Founded: 1932, Chicago, Illinois
Founder: Raymond T. Moloney

Ray Moloney founded Bally Manufacturing during the Great Depression, originally to produce a coin-operated pinball game called Ballyhoo—named after a popular magazine. The game was such a hit that Moloney named the company after it, launching what would become one of the most iconic names in arcade history.

Throughout the 1930s–50s, Bally was a major producer of mechanical games, jukeboxes, and slot machines. But it was in the 1970s and early ’80s that Bally became the name in pinball. With titles like Eight Ball, Mata Hari, Paragon, and Xenon, Bally dominated arcades, known for sleek art, smart playfields, and mass appeal.

They embraced early solid-state technology, leading the charge with digital scoring and deeper game rules.

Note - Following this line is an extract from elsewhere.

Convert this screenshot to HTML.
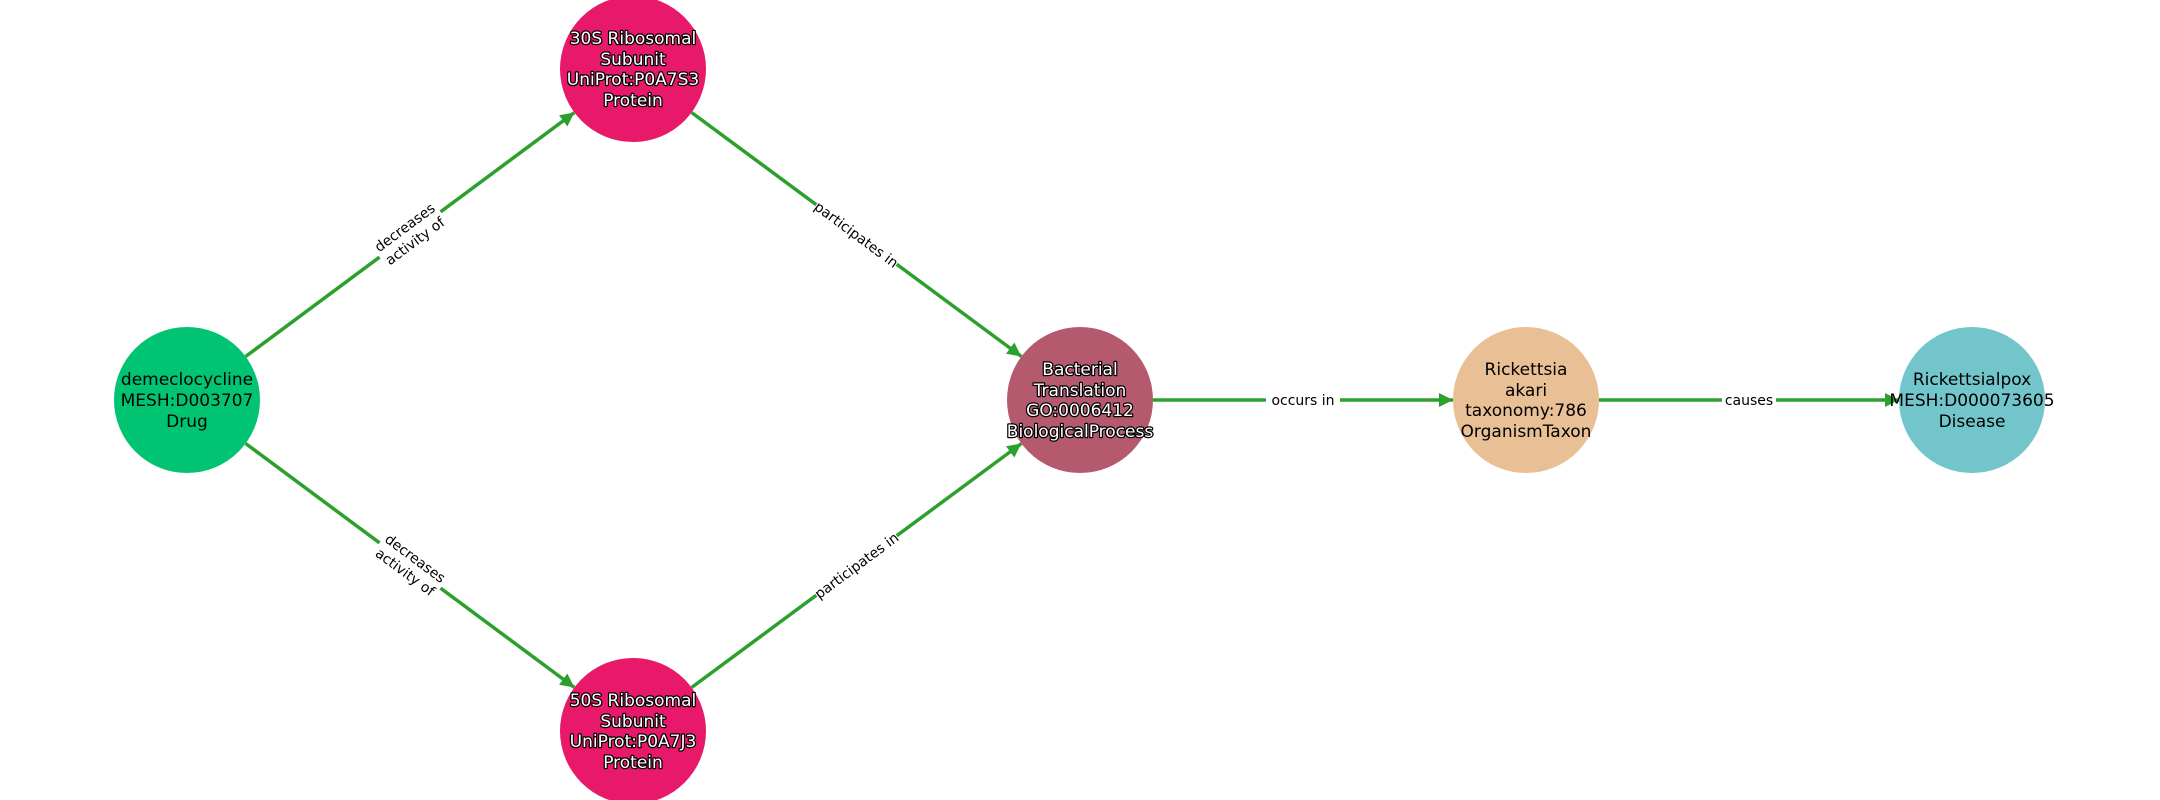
<!DOCTYPE html>
<html><head><meta charset="utf-8"><style>html,body{margin:0;padding:0;background:#fff}svg{display:block}</style></head>
<body>
<svg width="2160" height="800" viewBox="0 0 2160 800" xmlns="http://www.w3.org/2000/svg" font-family="'DejaVu Sans', 'Liberation Sans', sans-serif">
<defs>
<marker id="a" viewBox="0 0 10 10" refX="10" refY="5" markerWidth="4" markerHeight="4" orient="auto" markerUnits="strokeWidth">
<path d="M0,0 L10,5 L0,10 z" fill="#2ca02c"/></marker>
</defs>
<g stroke="#2ca02c" stroke-width="3.5" fill="none" marker-end="url(#a)">
<line x1="245.6" y1="356.5" x2="574.4" y2="112.5"/>
<line x1="245.6" y1="443.5" x2="574.4" y2="687.5"/>
<line x1="691.6" y1="112.5" x2="1021.4" y2="356.5"/>
<line x1="691.6" y1="687.5" x2="1021.4" y2="443.5"/>
<line x1="1153" y1="400" x2="1453" y2="400"/>
<line x1="1599" y1="400" x2="1899" y2="400"/>
</g>
<g font-size="14" fill="#000" text-anchor="middle">
<g transform="translate(410,234.5) rotate(-36.6)"><rect x="-38" y="-20" width="76" height="38" fill="#fff"/><text y="-4">decreases</text><text y="13">activity of</text></g>
<g transform="translate(410,565.5) rotate(36.6)"><rect x="-38" y="-20" width="76" height="38" fill="#fff"/><text y="-4">decreases</text><text y="13">activity of</text></g>
<g transform="translate(856.5,234.5) rotate(36.6)"><rect x="-50" y="-11" width="100" height="20" fill="#fff"/><text y="5">participates in</text></g>
<g transform="translate(856.5,565.5) rotate(-36.6)"><rect x="-50" y="-11" width="100" height="20" fill="#fff"/><text y="5">participates in</text></g>
<rect x="1266" y="390" width="74" height="20" fill="#fff"/><text x="1303" y="405">occurs in</text>
<rect x="1722" y="390" width="54" height="20" fill="#fff"/><text x="1749" y="405">causes</text>
</g>
<circle cx="187" cy="400" r="73" fill="#00c472"/>
<circle cx="633" cy="69" r="73" fill="#e8196a"/>
<circle cx="633" cy="731" r="73" fill="#e8196a"/>
<circle cx="1080" cy="400" r="73" fill="#b5596f"/>
<circle cx="1526" cy="400" r="73" fill="#e9bf96"/>
<circle cx="1972" cy="400" r="73" fill="#72c6cb"/>
<g font-size="17" text-anchor="middle" fill="#000">
<text x="187" y="385">demeclocycline</text><text x="187" y="406">MESH:D003707</text><text x="187" y="427">Drug</text>
<text x="1526" y="375">Rickettsia</text><text x="1526" y="396">akari</text><text x="1526" y="416">taxonomy:786</text><text x="1526" y="437">OrganismTaxon</text>
<text x="1972" y="385">Rickettsialpox</text><text x="1972" y="406">MESH:D000073605</text><text x="1972" y="427">Disease</text>
</g>
<g font-size="17" text-anchor="middle" fill="#fff" stroke="#000" stroke-width="2.5" paint-order="stroke" stroke-linejoin="round">
<text x="633" y="44">30S Ribosomal</text><text x="633" y="65">Subunit</text><text x="633" y="85">UniProt:P0A7S3</text><text x="633" y="106">Protein</text>
<text x="633" y="706">50S Ribosomal</text><text x="633" y="727">Subunit</text><text x="633" y="747">UniProt:P0A7J3</text><text x="633" y="768">Protein</text>
<text x="1080" y="375">Bacterial</text><text x="1080" y="396">Translation</text><text x="1080" y="416">GO:0006412</text><text x="1080" y="437">BiologicalProcess</text>
</g>
</svg>
</body></html>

People Who Made Bally Great

  • Raymond Moloney – The visionary founder who saw potential in a game during a hard time.
  • Greg Kmiec – Designer of many Bally classics; known for daring, complex layouts.
  • Ted Zale – Bally’s innovation guru; introduced zipper flippers, multi-level playfields.
  • Dave Christensen – Backglass artist with a wild, rebellious style.
  • George Christian – Programmer behind Eight Ball, Flash Gordon, and others.
  • Claude Fernandez – Designer known for sleek, fast machines.

Legacy

By the mid-1980s, Bally’s pinball division merged with Midway, and then was acquired by Williams. But Bally’s DNA lives on in some of the most beloved games ever made. Machines like The Addams Family and Twilight Zone—released under the Bally name by Williams—remain top-ranked to this day.